New Regs Weaken Research-Trading Link


New regulations, such as MiFID II, are dissolving the relationship between research and trading.

The old adage on Wall Street that research drives the trading bus is being turned on its head – as regulators move the industry away from the decades old model where research is paid out of trading commissions. The buy-side, and others, are looking for increased transparency on how their money is spent and want to pay for their information in different ways – not just via trades. And now there is research to back up this trend, which has affected European equity trading and is now, according to new research from market consultancy Greenwich Associates, seen coming to the US markets.

According to Greenwich’s latest report, “U.S. Equities: Regulations Loosen Bonds Between Research and Trading,” 61% of the $9.7 billion paid by institutional investors to brokers on trades of U.S. equities last year, or $6 billion dollars, went to providers of research and advisory services. Given that proportion, report author John Colon said, “it’s no surprise that brokers’ market share in institutional U.S. equity trading traditionally has been tightly correlated to their performance as a provider of research and advisory services.”

But now, that lofty amount of money is expected to shrink as new rules are taking effect and will create an “unbundling” of trading and research. Regulations are playing a major role in weakening the link between research and trading, and no rule has addressed the issue more head-on than Europe’s MiFID II. Although the latest MiFID rules appear to stop short of the outcome many feared most—an outright ban on the use of trading commissions to pay for research—institutions in Europe are increasingly responding to the new regulations by moving to a “fully unbundled” model.

MiFID II dictates that all brokerages are required to demonstrate best execution and provide full disclosure and transparency on the following items: price, transaction costs, speed of execution, likelihood of execution, trading venue selection, etc.

“Although there is still a relationship between broker’s market share and position in equity research/advisory and trading, those two things are no longer moving in lockstep,” Colon said.

While the leading brokers in U.S. equity trading remain closely grouped in trading share (the top four are separated by only 50 basis points), they are much more widely dispersed in share of the research/advisory vote, with a spread of nearly 400 bps separating the top four, according to Greenwich.

In addition, whereas the leading bulge-bracket brokers’ trading share historically exceeded their research/advisory share, the reverse is now true for three of the four leading brokerage firms.

The shifting relationship between research/advisory and trading partly reflects changing dynamics on both sides of the business. Bulge-bracket brokers are becoming less willing to cede research/advisory share to mid-sized/regional firms and independent research providers but are ceding share—particularly in electronic execution.

“While we have always provided unique research to our clients – something the bulge hasn’t been able or unwilling to do – they are stepping up their game and giving us more of a run for our money,” said one trader in New York. “They know that they can use their economies of scale and provide a certain level of service, such as corporate access. They just have deeper pockets and in some instances, simply outbid us to provide access.”

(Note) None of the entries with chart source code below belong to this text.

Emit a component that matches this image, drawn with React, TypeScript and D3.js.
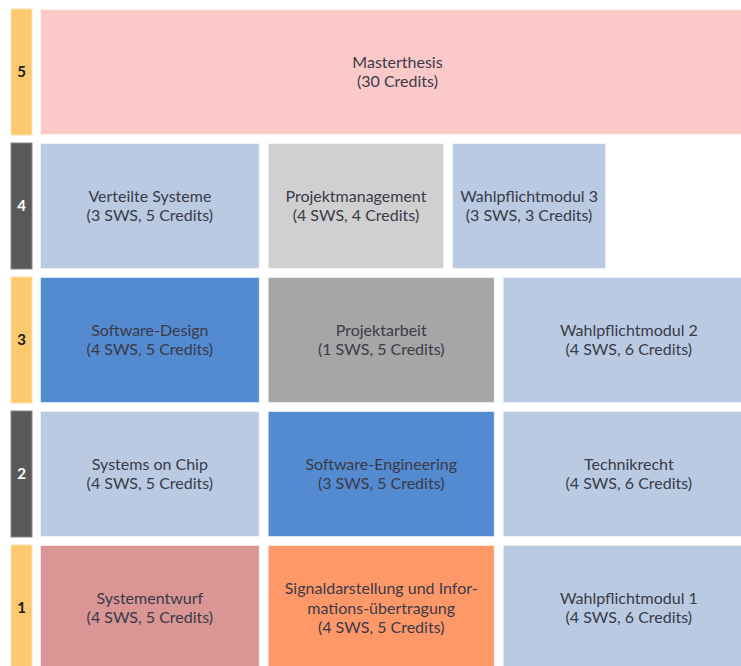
import React, { useEffect, useRef } from "react";
import * as d3 from "d3";

// semester rows, top to bottom
const semesters = [5, 4, 3, 2, 1];

// module names per semester (lines), SWS and credits
const moduleNames = [
  ["Masterthesis"],
  ["Verteilte Systeme"],
  ["Projektmanagement"],
  ["Wahlpflichtmodul 3"],
  ["Software-Design"],
  ["Projektarbeit"],
  ["Wahlpflichtmodul 2"],
  ["Systems on Chip"],
  ["Software-Engineering"],
  ["Technikrecht"],
  ["Systementwurf"],
  ["Signaldarstellung und Infor-", "mations-übertragung"],
  ["Wahlpflichtmodul 1"],
];
const moduleSemester = [5, 4, 4, 4, 3, 3, 3, 2, 2, 2, 1, 1, 1];
const moduleSws = [null, 3, 4, 3, 4, 1, 4, 4, 3, 4, 4, 4, 4];
const moduleCredits = [30, 5, 4, 3, 5, 5, 6, 5, 5, 6, 5, 5, 6];
const moduleKind = [
  "thesis", "elective", "mgmt", "elective",
  "core", "project", "elective",
  "elective", "core", "elective",
  "design", "signal", "elective",
];

// layout: share of the row each block covers (percent of row width)
const blockStart = [0, 0, 31.5, 57, 0, 31.5, 64, 0, 31.5, 64, 0, 31.5, 64];
const blockEnd = [100, 31.5, 57, 79.4, 31.5, 64, 100, 31.5, 64, 100, 31.5, 64, 100];

const kindColor: Record<string, string> = {
  thesis: "#fcc9c9",
  elective: "#b9cae2",
  mgmt: "#d0d0d0",
  core: "#538ad0",
  project: "#a6a6a6",
  design: "#d99694",
  signal: "#fe9869",
};

const W = 741;
const H = 666;

const App = () => {
  const svgRef = useRef(null);

  useEffect(() => {
    const svg = d3.select(svgRef.current);
    svg.selectAll("*").remove();

    const gap = 8;
    const y = d3
      .scaleBand<number>()
      .domain(semesters)
      .range([9, 9 + 4 * 134 + 126])
      .paddingInner(8 / 134)
      .paddingOuter(0);

    const x = d3.scaleLinear().domain([0, 100]).range([40, 763]);

    const fontFamily = "Lato, 'Open Sans', sans-serif";

    // semester markers on the left
    const marker = svg
      .append("g")
      .selectAll("g")
      .data(semesters)
      .join("g")
      .attr("transform", (d) => `translate(11, ${y(d)})`);

    marker
      .append("rect")
      .attr("width", 21)
      .attr("height", y.bandwidth())
      .attr("fill", (d) => (d % 2 ? "#fdc96f" : "#595959"))
      .attr("stroke", (d) => (d % 2 ? "#fde3b5" : "#8a8a8a"))
      .attr("stroke-width", 1);

    marker
      .append("text")
      .attr("x", 10.5)
      .attr("y", y.bandwidth() / 2)
      .attr("dy", "0.35em")
      .attr("text-anchor", "middle")
      .attr("font-family", fontFamily)
      .attr("font-weight", "bold")
      .attr("font-size", 15)
      .attr("fill", (d) => (d % 2 ? "#1a1a1a" : "#ffffff"))
      .text((d) => d);

    // module blocks
    const modules = moduleNames.map((name, i) => ({
      name,
      semester: moduleSemester[i],
      sws: moduleSws[i],
      credits: moduleCredits[i],
      kind: moduleKind[i],
      start: blockStart[i],
      end: blockEnd[i],
    }));

    const block = svg
      .append("g")
      .selectAll("g")
      .data(modules)
      .join("g")
      .attr("transform", (d) => `translate(${x(d.start)}, ${y(d.semester)})`);

    block
      .append("rect")
      .attr("x", 0.5)
      .attr("y", 0.5)
      .attr("width", (d) => x(d.end) - x(d.start) - gap - 1)
      .attr("height", y.bandwidth() - 1)
      .attr("fill", (d) => kindColor[d.kind])
      .attr("stroke", "#ffffff")
      .attr("stroke-opacity", 0.5)
      .attr("stroke-width", 1);

    block.each(function (d) {
      const lines = [
        ...d.name,
        d.sws == null ? `(${d.credits} Credits)` : `(${d.sws} SWS, ${d.credits} Credits)`,
      ];
      const lineH = 19.5;
      const cx = (x(d.end) - x(d.start) - gap) / 2;
      const cy = y.bandwidth() / 2 - ((lines.length - 1) * lineH) / 2;
      d3.select(this)
        .append("text")
        .attr("text-anchor", "middle")
        .attr("font-family", fontFamily)
        .attr("font-size", 16)
        .attr("fill", "#3a3a48")
        .selectAll("tspan")
        .data(lines)
        .join("tspan")
        .attr("x", cx)
        .attr("y", (_, i) => cy + i * lineH)
        .attr("dy", "0.35em")
        .text((t) => t);
    });
  }, []);

  return (
    <div
      style={{
        position: "fixed",
        left: 0,
        top: 0,
        width: W,
        height: H,
        overflow: "hidden",
        background: "#ffffff",
      }}
    >
      <svg ref={svgRef} width={W} height={H} style={{ display: "block" }} />
    </div>
  );
};

export default App;
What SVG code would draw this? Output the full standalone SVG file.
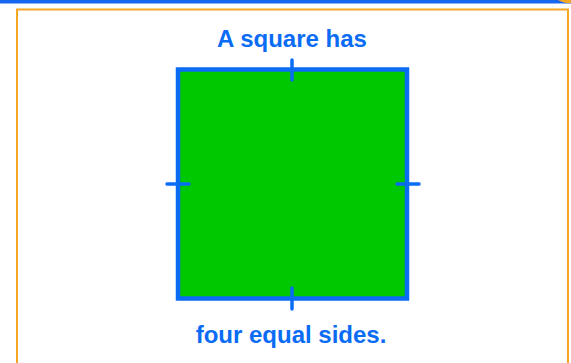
<svg xmlns="http://www.w3.org/2000/svg" width="571" height="363" viewBox="0 0 571 363">
<style>
.lbl{font-family:"Liberation Sans",Arial,sans-serif;font-weight:bold;font-size:24px;fill:#0a6cf5;text-anchor:middle}
.tick{stroke:#0a6cf5;stroke-width:3.5;stroke-linecap:round;fill:none}
</style>
<rect x="0" y="0" width="571" height="363" fill="#ffffff"/>
<rect x="0" y="0" width="571" height="3.5" fill="#1566f0"/>
<path d="M558 0 H571 V3 Q566 4 558 0 Z" fill="#f5a623"/>
<rect x="17" y="9.5" width="551" height="360" fill="none" stroke="#f5a623" stroke-width="2"/>
<g id="title"><text class="lbl" x="292" y="47">A square has</text></g>
<g id="square">
<rect x="178" y="69.5" width="229" height="229" fill="#00c800" stroke="#0a6cf5" stroke-width="4.5"/>
</g>
<g id="ticks">
<line class="tick" x1="292" y1="60" x2="292" y2="80"/>
<line class="tick" x1="292" y1="288" x2="292" y2="309"/>
<line class="tick" x1="167" y1="184" x2="189" y2="184"/>
<line class="tick" x1="397" y1="184" x2="419" y2="184"/>
</g>
<g id="caption"><text class="lbl" x="291" y="343">four equal sides.</text></g>
</svg>
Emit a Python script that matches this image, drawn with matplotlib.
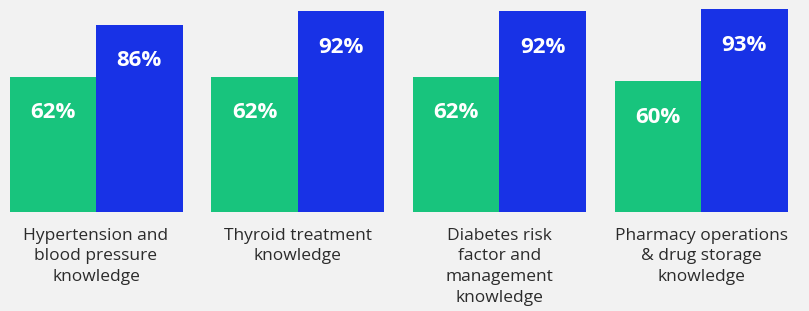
import numpy as np
import matplotlib.pyplot as plt

categories = ['Hypertension and\nblood pressure\nknowledge',
              'Thyroid treatment\nknowledge',
              'Diabetes risk\nfactor and\nmanagement\nknowledge',
              'Pharmacy operations\n& drug storage\nknowledge']
before = [62, 62, 62, 60]
after = [86, 92, 92, 93]

green = '#18c47d'
blue = '#1832e6'
bg = '#f2f2f2'

fig = plt.figure(figsize=(8.09, 3.11), dpi=100, facecolor=bg)
ax = fig.add_axes([0, (311 - 212) / 311, 1, 212 / 311])
ax.set_facecolor(bg)

x = np.arange(len(categories))
w = 86.5 / 201.7
ax.bar(x - w / 2, before, w, color=green)
ax.bar(x + w / 2, after, w, color=blue)

for i in range(len(categories)):
    ax.text(x[i] - w / 2, before[i] - 16.5, f'{before[i]}%', ha='center', va='center',
            color='white', fontsize=16, fontweight='bold', family='Open Sans')
    ax.text(x[i] + w / 2, after[i] - 16.5, f'{after[i]}%', ha='center', va='center',
            color='white', fontsize=16, fontweight='bold', family='Open Sans')
    ax.text(x[i], -7.3, categories[i], ha='center', va='top', color='#2b2b2b',
            fontsize=12.5, family='Open Sans', linespacing=1.38)

ax.set_xlim(-96 / 201.7, (809 - 96) / 201.7)
ax.set_ylim(0, 212 / 2.18)
ax.axis('off')

plt.savefig('out.png', dpi=100, facecolor=bg)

Another trader agreed, noting that shrinking trading volumes, thanks in part to increased usage of electronic trading systems, has hurt the research provision business.

“The bulge is looking to carve out a new profit center by going after the research and corporate access slice of the pie,” he said.

Meanwhile one trader agreed with Greenwich’s point of the bulge loosening its grip on e-trading. He said that firms being squeezed out of the research business are refocusing their energies on trading – particularly melding electronic execution with a human sales trader.

“You read and hear a lot about smaller shops melding human sales traders and their algorithms to provide best execution,” he said. “So while it is electronic trading, there is a certain human touch – which suits these smaller firms and the clients they are going after.”

Greenwich’s Colon also noted that these mid-sized, and in some cases smaller firms, have been free of the regulatory issues impacting several bulge-bracket firms’ dark pools in recent years.

Meanwhile, institutional investors, Greenwich uncovered, are making more use of “tack-on” payments in electronic trading and commission management programs to pay for research.

But will these changes in Europe affect the U.S. equity market? In Europe, unbundling could commissions in Europe could cost broker-dealers and other research providers 1.7 billion euros  in equity commissions annually.

“Absolutely. By Greenwich Associates estimates, roughly 30% of institutions drive 70% of the U.S. commission pool,” Colon wrote. “These institutions are more often than not global and intent on pursuing globally consistent practices.”

For its research, Greenwich Associates conducted in-person and telephone interviews regarding U.S. equity investing with 223 U.S. equity portfolio managers and 320 U.S. equity traders between November 2015 and February 2016. Respondents answered a series of qualitative and quantitative questions about the brokers they use and their businesses in the U.S. cash equity space.